◆ **WORK TO DO**
Retype the opening lines of the data exactly, stopping after the line that contains "const yTicks = [0,10,20,30,40,50,60,70,80];". Skip every picture.

--- begin ---

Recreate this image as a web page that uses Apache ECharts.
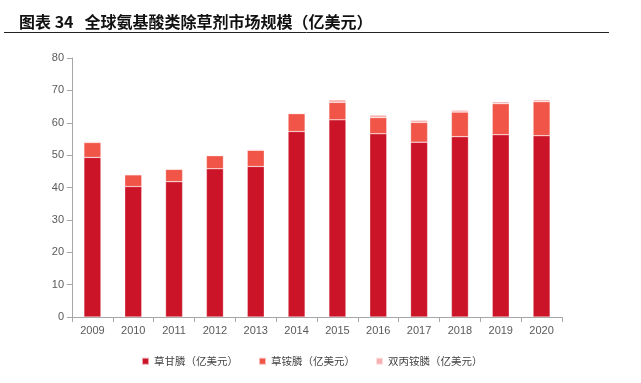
<!DOCTYPE html>
<html><head><meta charset="utf-8">
<script src="https://cdn.jsdelivr.net/npm/echarts@6/dist/echarts.min.js"></script>
<style>html,body{margin:0;padding:0;background:#fff}#c{width:641px;height:383px}</style>
</head><body><div id="c"></div>
<script>
const categories = ['2009','2010','2011','2012','2013','2014','2015','2016','2017','2018','2019','2020'];
const glyphosate = [49.3,40.3,41.8,45.8,46.5,57.3,60.9,56.6,54.0,55.7,56.3,56.0];
const glufosinate = [4.6,3.6,3.8,4.0,5.0,5.5,5.4,5.0,6.1,7.6,9.6,10.5];
const bialaphos = [0.3,0.2,0.2,0.2,0.2,0.2,0.8,0.8,0.7,0.6,0.6,0.6];
const seriesNames = ['草甘膦（亿美元）','草铵膦（亿美元）','双丙铵膦（亿美元）'];
const yTicks = [0,10,20,30,40,50,60,70,80];

const chart = echarts.init(document.getElementById('c'));
const barStyle = c => ({color:c, borderColor:'rgba(255,255,255,0.6)', borderWidth:0.5});
chart.setOption({
  animation:false,
  title:{text:'{a|图表 34}{b|全球氨基酸类除草剂市场规模（亿美元）}', left:14, top:9,
    textStyle:{rich:{
      a:{fontFamily:'Noto Sans CJK SC', fontWeight:'bold', fontSize:16, color:'#111'},
      b:{fontFamily:'Noto Sans CJK SC', fontWeight:'bold', fontSize:16, color:'#111', padding:[0,0,0,11]}
    }}},
  graphic:[{type:'line', shape:{x1:4,y1:32.5,x2:609,y2:32.5}, style:{stroke:'#222', lineWidth:1}}],
  legend:{top:351, left:136, itemWidth:7, itemHeight:7, itemGap:20, icon:'rect',
    textStyle:{fontFamily:'Noto Sans CJK SC', fontSize:10.5, color:'#444'}, data:seriesNames},
  grid:{left:72, right:79, top:58, bottom:66},
  xAxis:{type:'category', data:categories,
    axisLine:{lineStyle:{color:'#a6a6a6'}},
    axisTick:{show:true, length:5, lineStyle:{color:'#a6a6a6'}},
    axisLabel:{fontFamily:'Liberation Sans, Arial', fontSize:11, color:'#595959', margin:8}},
  yAxis:{type:'value', min:yTicks[0], max:yTicks[yTicks.length-1], interval:10,
    splitLine:{show:false},
    axisLine:{show:true, lineStyle:{color:'#a6a6a6'}},
    axisTick:{show:true, length:5, lineStyle:{color:'#a6a6a6'}},
    axisLabel:{fontFamily:'Liberation Sans, Arial', fontSize:11, color:'#595959', margin:8}},
  series:[
    {name:seriesNames[0], type:'bar', stack:'a', barWidth:17, data:glyphosate, itemStyle:barStyle('#cc1428')},
    {name:seriesNames[1], type:'bar', stack:'a', data:glufosinate, itemStyle:barStyle('#f05548')},
    {name:seriesNames[2], type:'bar', stack:'a', data:bialaphos, itemStyle:barStyle('#f9b0b0')}
  ]
});
</script></body></html>
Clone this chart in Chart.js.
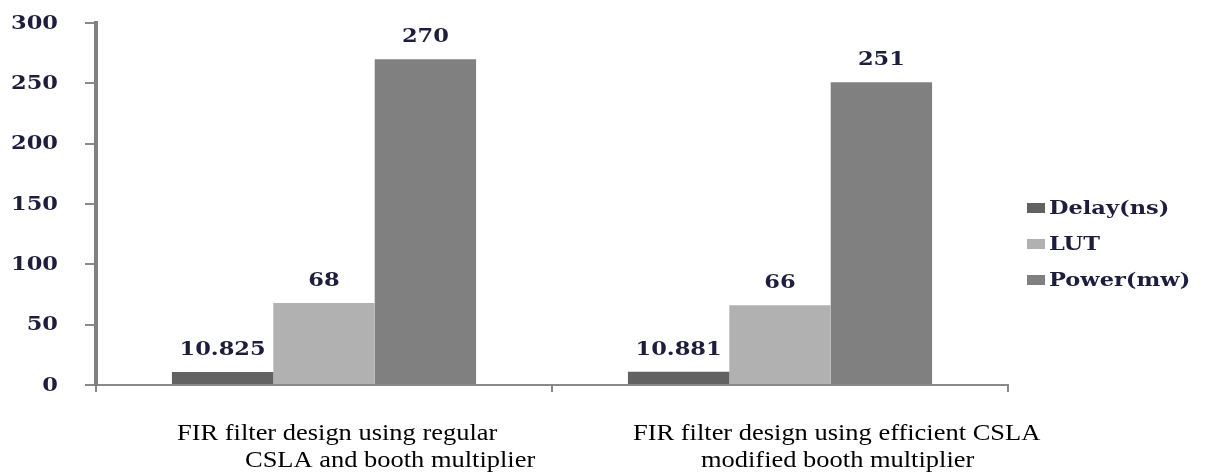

--- end ---

◆ **RESULT OF THIS EXERCISE**
Recreate this image as a web page that uses Apache ECharts.
<!DOCTYPE html>
<html><head><meta charset="utf-8">
<script src="https://cdn.jsdelivr.net/npm/echarts@6/dist/echarts.min.js"></script>
<style>html,body{margin:0;padding:0;background:#fff}#c{width:641px;height:383px}</style>
</head><body><div id="c"></div>
<script>
const categories = ['2009','2010','2011','2012','2013','2014','2015','2016','2017','2018','2019','2020'];
const glyphosate = [49.3,40.3,41.8,45.8,46.5,57.3,60.9,56.6,54.0,55.7,56.3,56.0];
const glufosinate = [4.6,3.6,3.8,4.0,5.0,5.5,5.4,5.0,6.1,7.6,9.6,10.5];
const bialaphos = [0.3,0.2,0.2,0.2,0.2,0.2,0.8,0.8,0.7,0.6,0.6,0.6];
const seriesNames = ['草甘膦（亿美元）','草铵膦（亿美元）','双丙铵膦（亿美元）'];
const yTicks = [0,10,20,30,40,50,60,70,80];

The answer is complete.